Given exercise
Copy exactly, and only, the lines below from the first through the one containing "import plotly.graph_objects as go", both included; pictures are omitted.

Items
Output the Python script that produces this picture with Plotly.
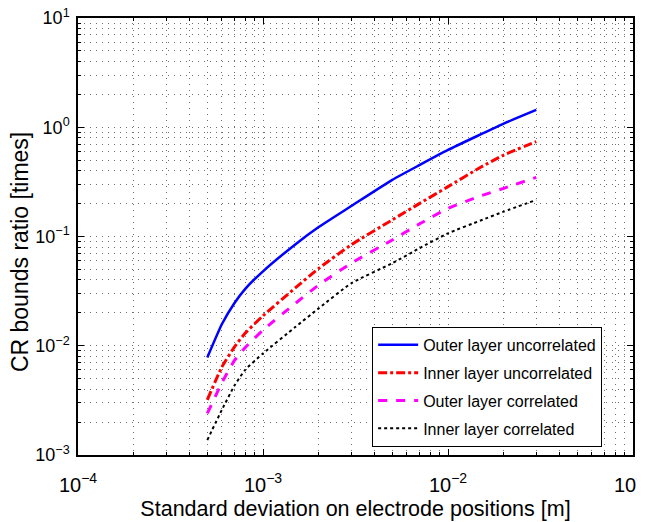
"""
CR bounds ratio vs. electrode position standard deviation
"""

import plotly.graph_objects as go


# data
sigma = [5e-4, 6e-4, 7e-4, 8e-4, 1e-3, 1.5e-3, 2e-3, 3e-3, 5e-3, 7e-3, 1e-2, 1.5e-2, 2e-2, 3e-2]
outer_uncorr = [0.0078, 0.0158, 0.0245, 0.033, 0.048, 0.085, 0.122, 0.19, 0.33, 0.45, 0.62, 0.86, 1.08, 1.44]
inner_uncorr = [0.0032, 0.0064, 0.0097, 0.013, 0.0188, 0.034, 0.051, 0.084, 0.142, 0.2, 0.286, 0.43, 0.557, 0.74]
outer_corr = [0.0024, 0.0046, 0.0073, 0.0096, 0.0139, 0.0245, 0.036, 0.057, 0.093, 0.13, 0.181, 0.235, 0.276, 0.348]
inner_corr = [0.00137, 0.0026, 0.0043, 0.006, 0.0085, 0.0149, 0.022, 0.0373, 0.057, 0.078, 0.107, 0.14, 0.169, 0.216]

x_ticks = [1e-4, 1e-3, 1e-2, 1e-1]
x_labels = ['10<sup>−4</sup>', '10<sup>−3</sup>', '10<sup>−2</sup>', '10<sup>−1</sup>']
y_ticks = [1e-3, 1e-2, 1e-1, 1e0, 1e1]
y_labels = ['10<sup>−3</sup>', '10<sup>−2</sup>', '10<sup>−1</sup>', '10<sup>0</sup>', '10<sup>1</sup>']

FONT = 'Liberation Sans, Arial, sans-serif'

fig = go.Figure()
fig.add_trace(go.Scatter(x=sigma, y=outer_uncorr, name='Outer layer uncorrelated', mode='lines', legendgroup='a',
                         line=dict(color='#0000ff', width=2.5, shape='spline', smoothing=0.5)))
fig.add_trace(go.Scatter(x=sigma, y=inner_uncorr, name='Inner layer uncorrelated', mode='lines', legendgroup='b',
                         line=dict(color='#ff0000', width=3, dash='dashdot', shape='spline', smoothing=0.5)))
fig.add_trace(go.Scatter(x=sigma, y=outer_corr, name='Outer layer correlated', mode='lines', legendgroup='c',
                         line=dict(color='#ff00ff', width=3, dash='dash', shape='spline', smoothing=0.5)))
fig.add_trace(go.Scatter(x=sigma, y=inner_corr, name='Inner layer correlated', mode='lines', legendgroup='d',
                         line=dict(color='#000000', width=2, dash='dot', shape='spline', smoothing=0.5)))

axis_common = dict(type='log', showline=True, linecolor='black', linewidth=1.5, automargin=False,
                   mirror='allticks', ticks='inside', ticklen=6, tickcolor='black', zeroline=False,
                   showgrid=True, gridcolor='#707070', gridwidth=1, griddash='1px,5px',
                   minor=dict(tickmode='linear', dtick='D1', ticks='inside', ticklen=3, tickcolor='black',
                              showgrid=True, gridcolor='#707070', gridwidth=1, griddash='1px,5px'),
                   ticklabeloverflow='allow')

# the page body adds an 8px offset, so margins are shifted to compensate
fig.update_layout(
    width=645, height=522,
    margin=dict(l=70, r=20, t=10, b=75),
    paper_bgcolor='white', plot_bgcolor='white',
    font=dict(family=FONT, color='black'),
    xaxis=dict(axis_common, range=[-4, -1], tickvals=x_ticks, ticktext=x_labels, ticklabelstandoff=11,
               tickfont=dict(size=20, color='black', family=FONT),
               title=dict(text='Standard deviation on electrode positions [m]', font=dict(size=21.5), standoff=6)),
    yaxis=dict(axis_common, range=[-3, 1], tickvals=y_ticks, ticktext=y_labels, ticklabelstandoff=3,
               tickfont=dict(size=18, color='black', family=FONT)),
    legend=dict(x=0.53, y=0.293, xanchor='left', yanchor='top', bgcolor='white', bordercolor='black',
                borderwidth=1, font=dict(size=16), traceorder='grouped', tracegroupgap=4, itemwidth=40),
    showlegend=True,
)
fig.add_annotation(text='CR bounds ratio [times]', textangle=-90, xref='paper', yref='paper',
                   x=-0.104, y=0.465, xanchor='center', yanchor='middle', showarrow=False,
                   font=dict(size=23, family=FONT, color='black'))

fig.write_html("out.html")
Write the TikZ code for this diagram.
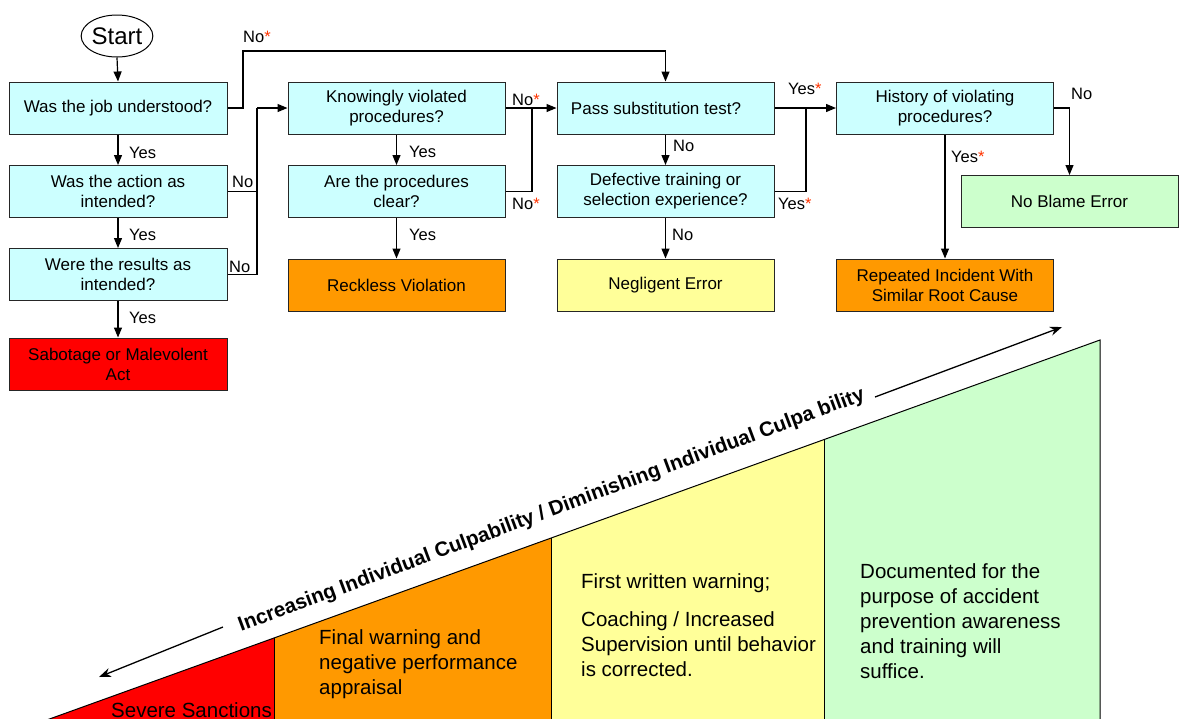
\documentclass[tikz,border=0pt]{standalone}
\usepackage{fontspec}
\setmainfont{Liberation Sans}
\usetikzlibrary{arrows.meta,shapes.geometric}
\definecolor{qcyan}{HTML}{CCFFFF}
\definecolor{qorange}{HTML}{FF9900}
\definecolor{qred}{HTML}{FF0000}
\definecolor{qyellow}{HTML}{FFFF99}
\definecolor{qgreen}{HTML}{CCFFCC}
\definecolor{qstar}{HTML}{FF3300}
\newcommand{\redstar}{\textcolor{qstar}{*}}
\begin{document}
\begin{tikzpicture}[x=1pt,y=-1pt,
  box/.style={draw=black!85, line width=1pt, minimum width=217pt, minimum height=52pt,
    inner sep=0pt, align=center, font=\fontsize{17}{20}\selectfont},
  qbox/.style={box, fill=qcyan},
  lbl/.style={font=\fontsize{16.5}{19}\selectfont, inner sep=0pt, anchor=west},
  conn/.style={line width=1.2pt},
  arr/.style={conn, -{Triangle[length=10pt,width=8pt]}},
  bigarr/.style={line width=1.3pt, -{Stealth[length=12pt,width=9pt]}},
  btxt/.style={font=\fontsize{20.5}{25}\selectfont, align=left, inner sep=0pt, anchor=north west},
  band/.style={line width=1pt, draw=black}
]
\useasboundingbox (0,0) rectangle (1182,718);

% ---------------- staircase ----------------
\begin{scope}
\clip (0,0) rectangle (1182,718);
\fill[qred]    (40,722.4) -- (274,638) -- (274,730) -- (40,730) -- cycle;
\fill[qorange] (274,638) -- (551,538) -- (551,730) -- (274,730) -- cycle;
\fill[qyellow] (551,538) -- (824,439.6) -- (824,730) -- (551,730) -- cycle;
\fill[qgreen]  (824,439.6) -- (1100,340) -- (1100,730) -- (824,730) -- cycle;
\draw[band] (40,722.4) -- (1100,340) -- (1100,730);
\draw[band] (274,638) -- (274,730);
\draw[band] (551,538) -- (551,730);
\draw[band] (824,439.6) -- (824,730);
\end{scope}

\node[font=\fontsize{20.5}{25}\selectfont, inner sep=0pt, anchor=base west] (sev) at (111,717.5) {Severe Sanctions};
\node[btxt] (fin) at (319,626.5) {\strut Final warning and\\negative performance\\appraisal};
\node[btxt] (fir) at (581,570.5) {\strut First written warning;\\[13pt]Coaching / Increased\\Supervision until behavior\\is corrected.};
\node[btxt] (doc) at (860,560.5) {\strut Documented for the\\purpose of accident\\prevention awareness\\and training will\\suffice.};

\node[rotate=20.4, anchor=base west, inner sep=0pt, font=\fontsize{20.5}{24}\selectfont\bfseries] (diag) at (241,632)
  {Increasing Individual Culpability / Diminishing Individual Culpa bility};

\coordinate (aUs) at (875,397);
\coordinate (aUe) at (1062,327);
\draw[bigarr] (aUs) -- (aUe);
\coordinate (aLs) at (223,627);
\coordinate (aLe) at (99,677);
\draw[bigarr] (aLs) -- (aLe);

% ---------------- flowchart ----------------
\node[draw=black, line width=1pt, ellipse, minimum width=62pt, minimum height=42pt, inner sep=0pt,
  font=\fontsize{24}{26}\selectfont] (start) at (117,36) {Start};

\node[qbox, minimum width=218pt] (q1) at (118,108) {Was the job understood?};
\node[qbox, minimum width=218pt] (q2) at (118,191.5) {Was the action as\\intended?};
\node[qbox, minimum width=218pt] (q3) at (118,274.5) {Were the results as\\intended?};
\node[box, fill=qred, minimum width=218pt] (sab) at (118,364) {Sabotage or Malevolent\\Act};

\node[qbox] (k1) at (396.5,108) {Knowingly violated\\procedures?};
\node[qbox] (k2) at (396.5,191.5) {Are the procedures\\clear?};
\node[box, fill=qorange] (rv) at (396.5,285) {Reckless Violation};

\node[qbox] (p1) at (665.5,108) {Pass substitution test?\hspace*{19pt}};
\node[qbox] (p2) at (665.5,191.5) {Defective training or\\selection experience?};
\node[box, fill=qyellow] (ne) at (665.5,285) {Negligent Error};

\node[qbox] (h1) at (945,108) {History of violating\\procedures?};
\node[box, fill=qorange] (ri) at (945,285) {Repeated Incident With\\Similar Root Cause};
\node[box, fill=qgreen] (nb) at (1069.5,201.5) {No Blame Error};

% connectors
\draw[arr] (start.south) -- (q1.north);
\draw[arr] (q1.south) -- (q2.north);
\draw[arr] (q2.south) -- (q3.north);
\draw[arr] (q3.south) -- (sab.north);

\coordinate (jA) at (243,51);
\draw[arr] (q1.east) -| (jA) -| (p1.north);

\coordinate (jB) at (257,108);
\draw[conn] (q2.east) -| (jB);
\draw[conn] (q3.east) -| (jB);
\draw[arr] (jB) -- (k1.west);

\draw[arr] (k1.south) -- (k2.north);
\draw[arr] (k2.south) -- (rv.north);
\coordinate (jC) at (532,108);
\draw[arr] (k1.east) -- (p1.west);
\draw[conn] (k2.east) -| (jC);

\draw[arr] (p1.south) -- (p2.north);
\draw[arr] (p2.south) -- (ne.north);
\coordinate (jD) at (806,108);
\draw[arr] (p1.east) -- (h1.west);
\draw[conn] (p2.east) -| (jD);

\draw[arr] (h1.south) -- (ri.north);
\draw[arr] (h1.east) -| (nb.north);

% labels
\node[lbl] (l1) at (243,37) {No\redstar};
\node[lbl] (l2) at (129,153) {Yes};
\node[lbl] (l3) at (129,235) {Yes};
\node[lbl] (l4) at (129,318) {Yes};
\node[lbl] (l5) at (232,182) {No};
\node[lbl] (l6) at (229,267) {No};
\node[lbl] (l7) at (409,152) {Yes};
\node[lbl] (l8) at (409,235) {Yes};
\node[lbl] (l9) at (512,100) {No\redstar};
\node[lbl] (l10) at (512,204) {No\redstar};
\node[lbl] (l11) at (673,146) {No};
\node[lbl] (l12) at (672,235) {No};
\node[lbl] (l13) at (788,89) {Yes\redstar};
\node[lbl] (l14) at (778,204) {Yes\redstar};
\node[lbl] (l15) at (951,157) {Yes\redstar};
\node[lbl] (l16) at (1071,94) {No};
\end{tikzpicture}
\end{document}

Response
Output the Python script that produces this picture with Plotly.
"""
CR bounds ratio vs. electrode position standard deviation
"""

import plotly.graph_objects as go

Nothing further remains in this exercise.